#### DATASET SECTION

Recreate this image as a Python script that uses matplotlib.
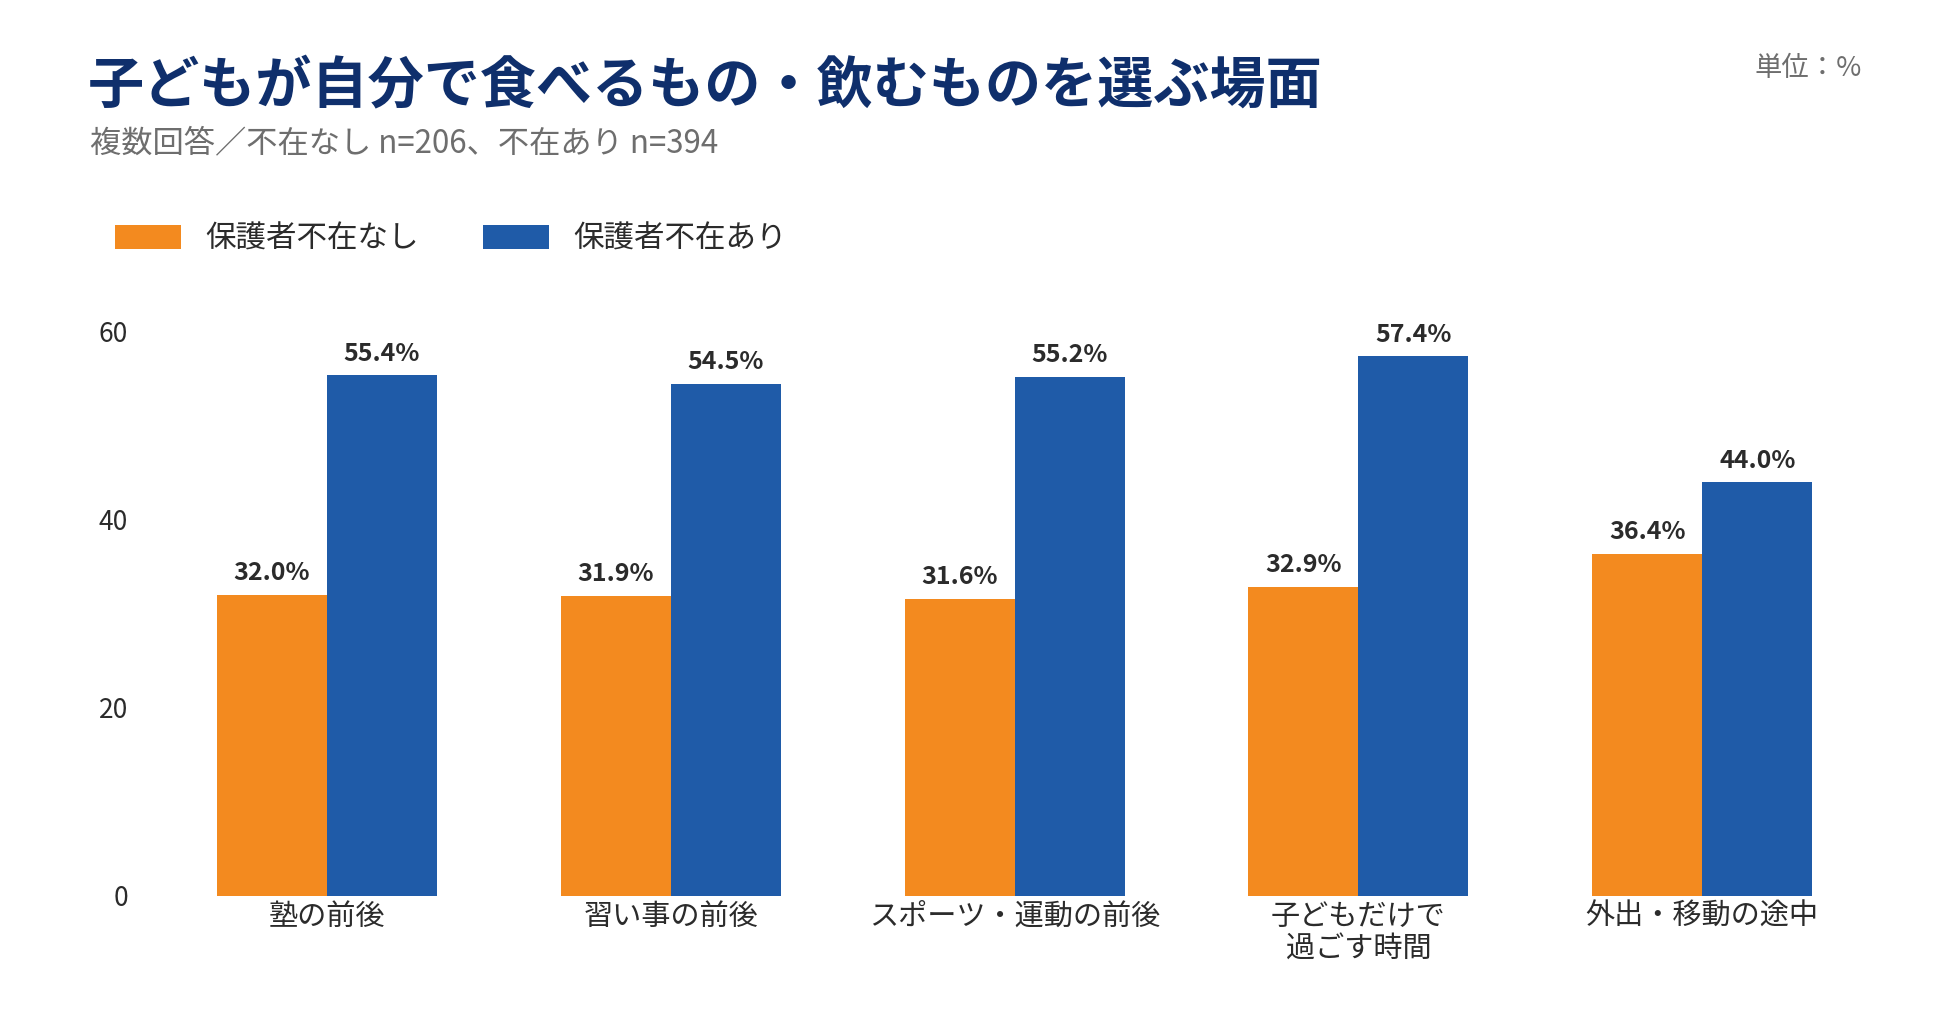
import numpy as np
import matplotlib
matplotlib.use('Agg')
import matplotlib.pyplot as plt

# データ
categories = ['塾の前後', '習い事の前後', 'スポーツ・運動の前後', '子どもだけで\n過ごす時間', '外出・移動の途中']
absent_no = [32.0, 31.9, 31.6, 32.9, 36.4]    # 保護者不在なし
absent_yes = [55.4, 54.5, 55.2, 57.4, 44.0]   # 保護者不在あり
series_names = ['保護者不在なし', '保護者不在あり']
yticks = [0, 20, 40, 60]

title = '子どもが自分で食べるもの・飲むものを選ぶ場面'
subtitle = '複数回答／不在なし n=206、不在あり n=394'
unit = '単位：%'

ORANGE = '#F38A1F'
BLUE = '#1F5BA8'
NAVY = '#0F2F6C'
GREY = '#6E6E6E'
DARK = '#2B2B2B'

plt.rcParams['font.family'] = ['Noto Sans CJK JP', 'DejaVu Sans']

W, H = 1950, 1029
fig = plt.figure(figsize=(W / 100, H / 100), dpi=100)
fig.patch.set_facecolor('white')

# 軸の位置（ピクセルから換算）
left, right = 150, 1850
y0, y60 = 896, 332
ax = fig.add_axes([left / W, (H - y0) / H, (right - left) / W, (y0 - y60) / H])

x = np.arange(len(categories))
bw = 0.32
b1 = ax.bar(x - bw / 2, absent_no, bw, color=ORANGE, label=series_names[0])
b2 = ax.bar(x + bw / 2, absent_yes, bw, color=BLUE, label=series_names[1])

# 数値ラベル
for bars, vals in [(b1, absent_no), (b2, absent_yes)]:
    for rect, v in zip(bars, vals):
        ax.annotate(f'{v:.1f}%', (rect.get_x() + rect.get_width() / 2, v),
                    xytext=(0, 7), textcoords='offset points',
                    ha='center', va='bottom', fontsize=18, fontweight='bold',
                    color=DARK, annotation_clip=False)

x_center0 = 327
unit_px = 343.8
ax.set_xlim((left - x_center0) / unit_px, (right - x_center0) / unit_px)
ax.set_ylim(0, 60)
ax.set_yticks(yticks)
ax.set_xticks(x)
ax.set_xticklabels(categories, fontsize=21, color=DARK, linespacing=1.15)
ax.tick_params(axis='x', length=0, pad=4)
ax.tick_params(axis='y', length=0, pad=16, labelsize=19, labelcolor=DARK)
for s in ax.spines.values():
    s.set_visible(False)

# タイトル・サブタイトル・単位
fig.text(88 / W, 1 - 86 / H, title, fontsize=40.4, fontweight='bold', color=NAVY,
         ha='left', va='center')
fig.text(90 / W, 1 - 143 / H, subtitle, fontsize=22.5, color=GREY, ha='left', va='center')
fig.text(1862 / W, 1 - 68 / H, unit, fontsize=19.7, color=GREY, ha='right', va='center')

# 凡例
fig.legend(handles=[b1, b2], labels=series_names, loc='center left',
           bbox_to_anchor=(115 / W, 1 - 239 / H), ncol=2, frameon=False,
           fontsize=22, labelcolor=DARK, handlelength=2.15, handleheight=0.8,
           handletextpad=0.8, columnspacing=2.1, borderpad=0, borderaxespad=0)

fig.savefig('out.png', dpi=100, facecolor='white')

########

### WHAT YOU ARE ASKED TO DO
Write out each line of the listing above, exactly, from its first line to the line holding "s.set_visible(False)", inclusive. Skip the pictures.

### REPLY TO THE TASK
Recreate this image as a Python script that uses matplotlib.
import numpy as np
import matplotlib
matplotlib.use('Agg')
import matplotlib.pyplot as plt

# データ
categories = ['塾の前後', '習い事の前後', 'スポーツ・運動の前後', '子どもだけで\n過ごす時間', '外出・移動の途中']
absent_no = [32.0, 31.9, 31.6, 32.9, 36.4]    # 保護者不在なし
absent_yes = [55.4, 54.5, 55.2, 57.4, 44.0]   # 保護者不在あり
series_names = ['保護者不在なし', '保護者不在あり']
yticks = [0, 20, 40, 60]

title = '子どもが自分で食べるもの・飲むものを選ぶ場面'
subtitle = '複数回答／不在なし n=206、不在あり n=394'
unit = '単位：%'

ORANGE = '#F38A1F'
BLUE = '#1F5BA8'
NAVY = '#0F2F6C'
GREY = '#6E6E6E'
DARK = '#2B2B2B'

plt.rcParams['font.family'] = ['Noto Sans CJK JP', 'DejaVu Sans']

W, H = 1950, 1029
fig = plt.figure(figsize=(W / 100, H / 100), dpi=100)
fig.patch.set_facecolor('white')

# 軸の位置（ピクセルから換算）
left, right = 150, 1850
y0, y60 = 896, 332
ax = fig.add_axes([left / W, (H - y0) / H, (right - left) / W, (y0 - y60) / H])

x = np.arange(len(categories))
bw = 0.32
b1 = ax.bar(x - bw / 2, absent_no, bw, color=ORANGE, label=series_names[0])
b2 = ax.bar(x + bw / 2, absent_yes, bw, color=BLUE, label=series_names[1])

# 数値ラベル
for bars, vals in [(b1, absent_no), (b2, absent_yes)]:
    for rect, v in zip(bars, vals):
        ax.annotate(f'{v:.1f}%', (rect.get_x() + rect.get_width() / 2, v),
                    xytext=(0, 7), textcoords='offset points',
                    ha='center', va='bottom', fontsize=18, fontweight='bold',
                    color=DARK, annotation_clip=False)

x_center0 = 327
unit_px = 343.8
ax.set_xlim((left - x_center0) / unit_px, (right - x_center0) / unit_px)
ax.set_ylim(0, 60)
ax.set_yticks(yticks)
ax.set_xticks(x)
ax.set_xticklabels(categories, fontsize=21, color=DARK, linespacing=1.15)
ax.tick_params(axis='x', length=0, pad=4)
ax.tick_params(axis='y', length=0, pad=16, labelsize=19, labelcolor=DARK)
for s in ax.spines.values():
    s.set_visible(False)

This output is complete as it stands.